Un appui critique est bien différent d’un appui conditionnel. Cette autre approche impliquerait une sorte de négociation avec la direction du NPD, conduisant possiblement à un appui. Pour nous, une telle démarche et à rejeter d’abord parce que nous ne faisons pas confiance à la direction du NDP, qui a trahi souvent les résolutions de ses propres instances de base. Même si Jack Layton disait tout ce qu’on veut entendre, on devrait conserver un sain scepticisme. Aussi, dans le cas ou un tel dialogue au sommet ne donnerait pas les résultats espérés, il deviendrait difficile d’appeler à voter NPD malgré tout.

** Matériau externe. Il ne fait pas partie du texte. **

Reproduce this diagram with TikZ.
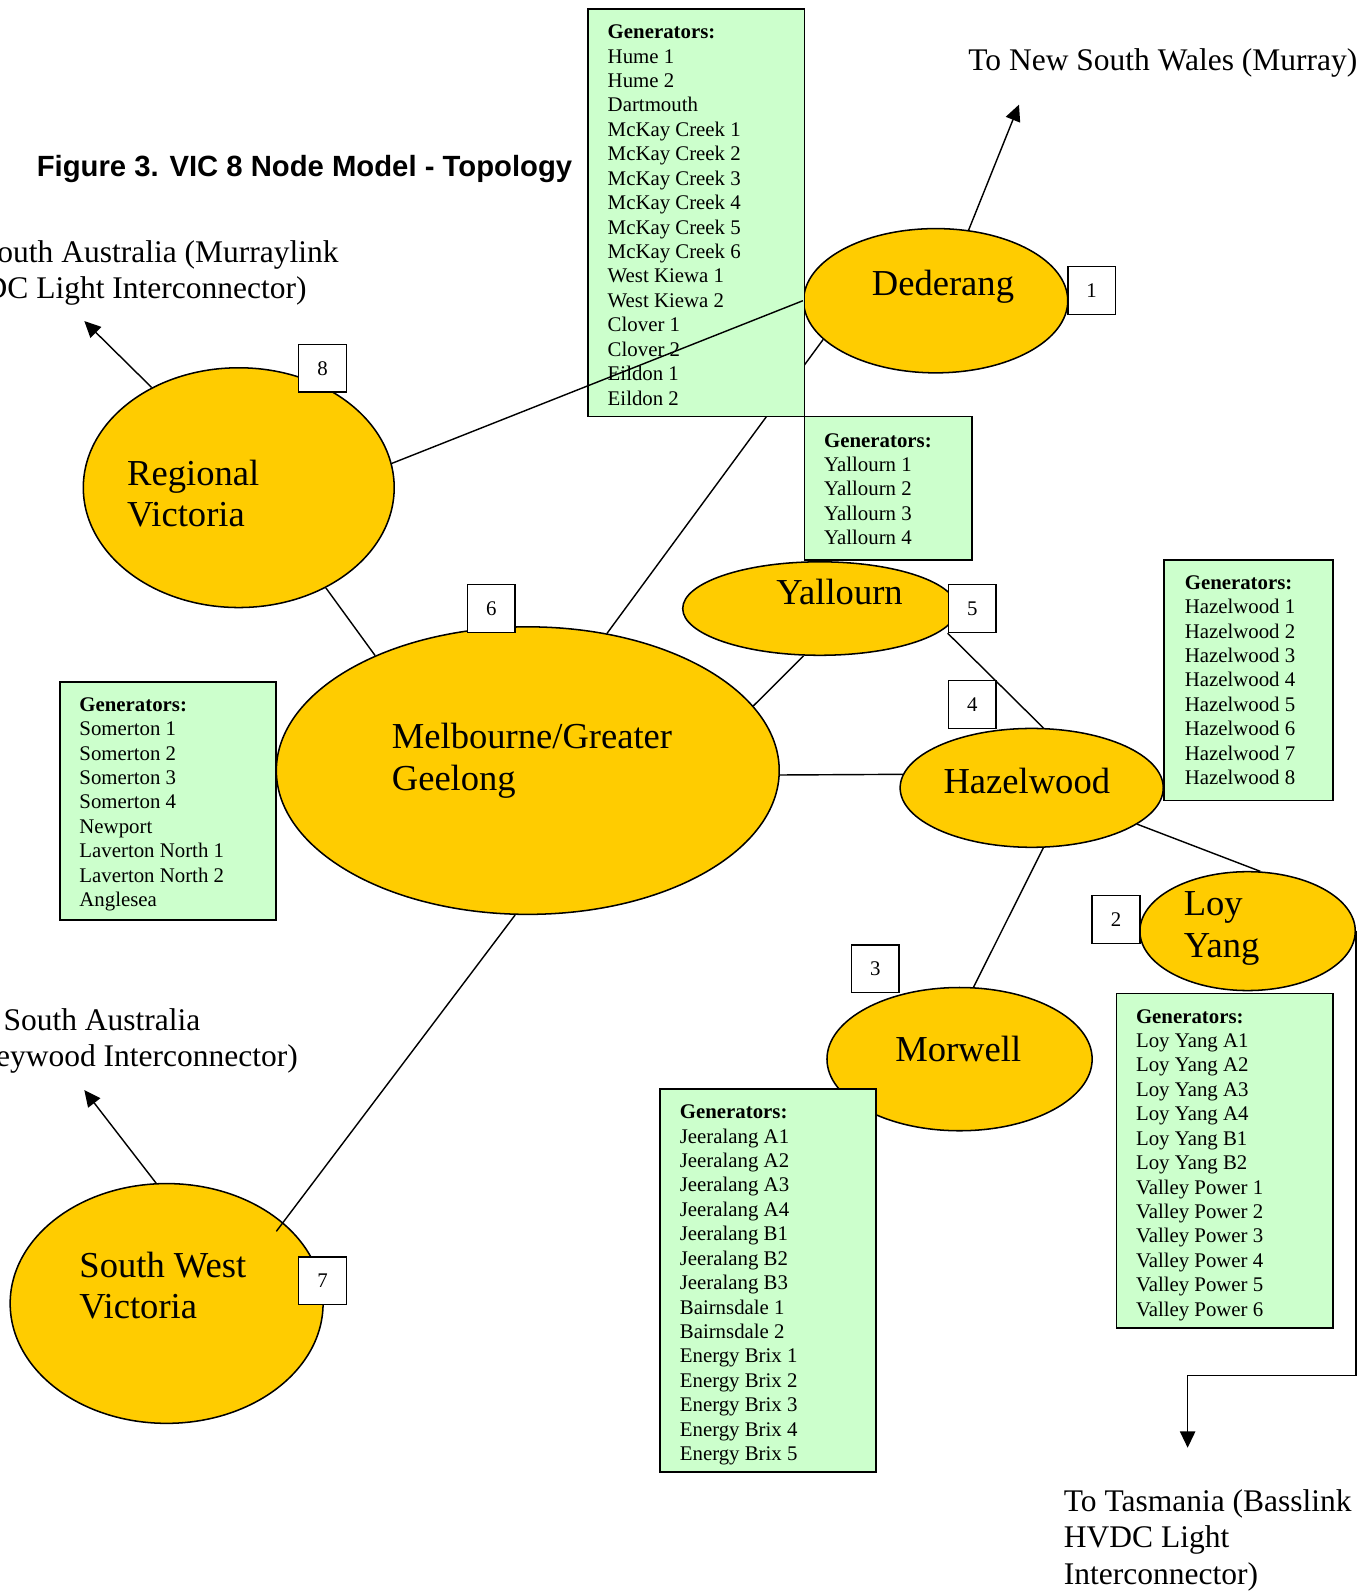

Une discussion entre une délégation de l’UFP et des gens de la direction du NPD devrait se faire sur la base d’une solidarité réciproque, de la recherche d’alliances à court terme sur des points de convergence et l’espoir à plus long terme de la constitution d’une alternative de gauche véritablement pan-canadienne. Que l’on présente alors clairement quels sont les gestes que le NPD devrait poser pour que la démarche de solidarité représentée par cet appui puisse mener plus loin.

Résolutions :

Que l’UFP accorde un appui critique au Nouveau Parti Démocratique dans tous les comptés du Québec lors des prochaines élections fédérales.

Que l’UFP produise son propre matériel dans le cadre de la campagne électoral expliquant les raisons de cet appui, les critiques expliquant que nous ne nous rallions pas en masse à ce parti, ainsi que les raisons de notre rejet des autres principaux partis (libéral, conservateur et Bloc).

Que l’UFP exprime son ouverture à l’idée de discussions avec des représentantEs du NPD fédéral afin de favoriser des collaborations futures sur des sujets d’intérêt commun et d’échanger des idées sur les perspectives à long terme pour la gauche.